## To do
Skip all pictures. Write out the data below from its first line through the line that contains "ax.tick_params(axis='x', which='minor', length=0)".

=-=-=

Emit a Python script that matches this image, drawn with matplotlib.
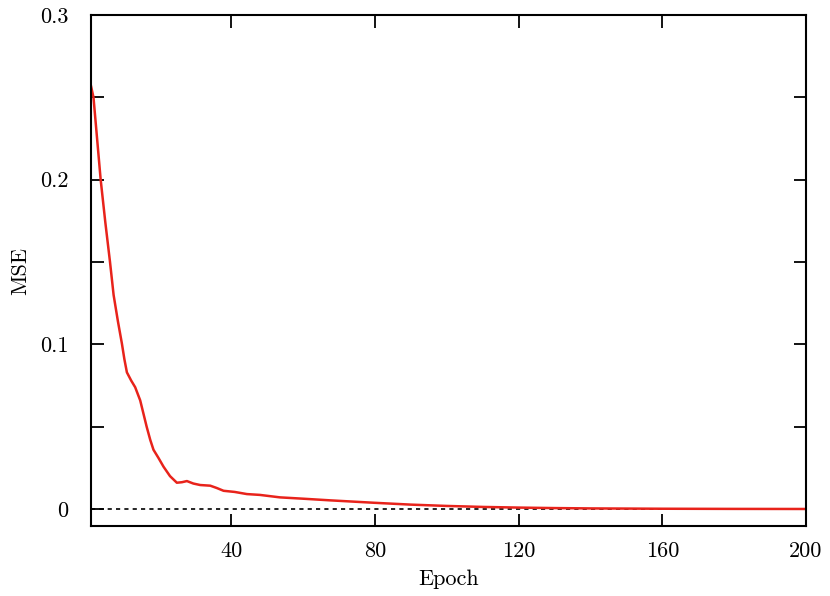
import matplotlib
matplotlib.use("Agg")
import matplotlib.pyplot as plt
import numpy as np

plt.rcParams['font.family'] = ['cmr10', 'DejaVu Serif']
plt.rcParams['mathtext.fontset'] = 'cm'
plt.rcParams['axes.formatter.use_mathtext'] = True

epoch = [1, 1.7, 2.7, 3.7, 5.0, 6.3, 7.3, 8.5, 9.6, 10.3, 11.0, 12.2, 13.3, 14.7, 15.6, 16.5, 17.5,
         18.4, 19.8, 21.2, 23.0, 24.9, 26.3, 27.7, 29.5, 31.4, 34.2, 36.0, 37.9, 41.0, 44.4,
         48.0, 53.6, 60.0, 67.5, 75, 80, 90, 100, 110, 120, 130, 140, 160, 180, 200]
mse = [0.257, 0.25, 0.225, 0.200, 0.174, 0.150, 0.130, 0.114, 0.1006, 0.091, 0.083, 0.078,
       0.074, 0.066, 0.058, 0.050, 0.042, 0.036, 0.031, 0.0257, 0.020, 0.016, 0.0163, 0.017,
       0.0155, 0.0146, 0.0142, 0.0128, 0.0111, 0.0104, 0.0091, 0.0086, 0.0071, 0.0063, 0.0053,
       0.0044, 0.0038, 0.0027, 0.0019, 0.0013, 0.0009, 0.0006, 0.0004, 0.0002, 0.0001, 0.00005]

xticks = [40, 80, 120, 160, 200]
xminor = [20, 60, 100, 140, 180]
yticks = [0, 0.1, 0.2, 0.3]
ylabels = ['0', '0.1', '0.2', '0.3']
yminor = [0.05, 0.15, 0.25]

fig = plt.figure(figsize=(8.3, 5.96), dpi=100)
ax = fig.add_axes([0.1096, 0.1174, 0.8615, 0.8574])

ax.axhline(0, color='black', lw=1.2, ls=(0, (2.5, 2.5)), zorder=1)
ax.plot(epoch, mse, color='#e8231b', lw=1.8, zorder=2)

ax.set_xlim(1, 200)
ax.set_ylim(-0.0103, 0.3)
ax.set_xticks(xticks)
ax.set_xticklabels([str(v) for v in xticks])
ax.set_yticks(yticks)
ax.set_yticklabels(ylabels)
ax.set_yticks(yminor, minor=True)
ax.set_xticks(xminor, minor=True)

ax.tick_params(axis='both', which='major', direction='in', length=9, width=1.3,
               top=True, right=True, labelsize=16)
ax.tick_params(axis='x', which='major', pad=11)
ax.tick_params(axis='y', which='major', pad=16)
ax.tick_params(axis='y', which='minor', direction='in', length=9, width=1.3, right=True)
ax.tick_params(axis='x', which='minor', length=0)

for s in ax.spines.values():
    s.set_linewidth(1.5)

ax.set_xlabel('Epoch', fontsize=16, labelpad=6)
ax.set_ylabel('MSE', fontsize=16, labelpad=7)

fig.savefig('out.png', dpi=100)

=-=-=

## The response
Emit a Python script that matches this image, drawn with matplotlib.
import matplotlib
matplotlib.use("Agg")
import matplotlib.pyplot as plt
import numpy as np

plt.rcParams['font.family'] = ['cmr10', 'DejaVu Serif']
plt.rcParams['mathtext.fontset'] = 'cm'
plt.rcParams['axes.formatter.use_mathtext'] = True

epoch = [1, 1.7, 2.7, 3.7, 5.0, 6.3, 7.3, 8.5, 9.6, 10.3, 11.0, 12.2, 13.3, 14.7, 15.6, 16.5, 17.5,
         18.4, 19.8, 21.2, 23.0, 24.9, 26.3, 27.7, 29.5, 31.4, 34.2, 36.0, 37.9, 41.0, 44.4,
         48.0, 53.6, 60.0, 67.5, 75, 80, 90, 100, 110, 120, 130, 140, 160, 180, 200]
mse = [0.257, 0.25, 0.225, 0.200, 0.174, 0.150, 0.130, 0.114, 0.1006, 0.091, 0.083, 0.078,
       0.074, 0.066, 0.058, 0.050, 0.042, 0.036, 0.031, 0.0257, 0.020, 0.016, 0.0163, 0.017,
       0.0155, 0.0146, 0.0142, 0.0128, 0.0111, 0.0104, 0.0091, 0.0086, 0.0071, 0.0063, 0.0053,
       0.0044, 0.0038, 0.0027, 0.0019, 0.0013, 0.0009, 0.0006, 0.0004, 0.0002, 0.0001, 0.00005]

xticks = [40, 80, 120, 160, 200]
xminor = [20, 60, 100, 140, 180]
yticks = [0, 0.1, 0.2, 0.3]
ylabels = ['0', '0.1', '0.2', '0.3']
yminor = [0.05, 0.15, 0.25]

fig = plt.figure(figsize=(8.3, 5.96), dpi=100)
ax = fig.add_axes([0.1096, 0.1174, 0.8615, 0.8574])

ax.axhline(0, color='black', lw=1.2, ls=(0, (2.5, 2.5)), zorder=1)
ax.plot(epoch, mse, color='#e8231b', lw=1.8, zorder=2)

ax.set_xlim(1, 200)
ax.set_ylim(-0.0103, 0.3)
ax.set_xticks(xticks)
ax.set_xticklabels([str(v) for v in xticks])
ax.set_yticks(yticks)
ax.set_yticklabels(ylabels)
ax.set_yticks(yminor, minor=True)
ax.set_xticks(xminor, minor=True)

ax.tick_params(axis='both', which='major', direction='in', length=9, width=1.3,
               top=True, right=True, labelsize=16)
ax.tick_params(axis='x', which='major', pad=11)
ax.tick_params(axis='y', which='major', pad=16)
ax.tick_params(axis='y', which='minor', direction='in', length=9, width=1.3, right=True)
ax.tick_params(axis='x', which='minor', length=0)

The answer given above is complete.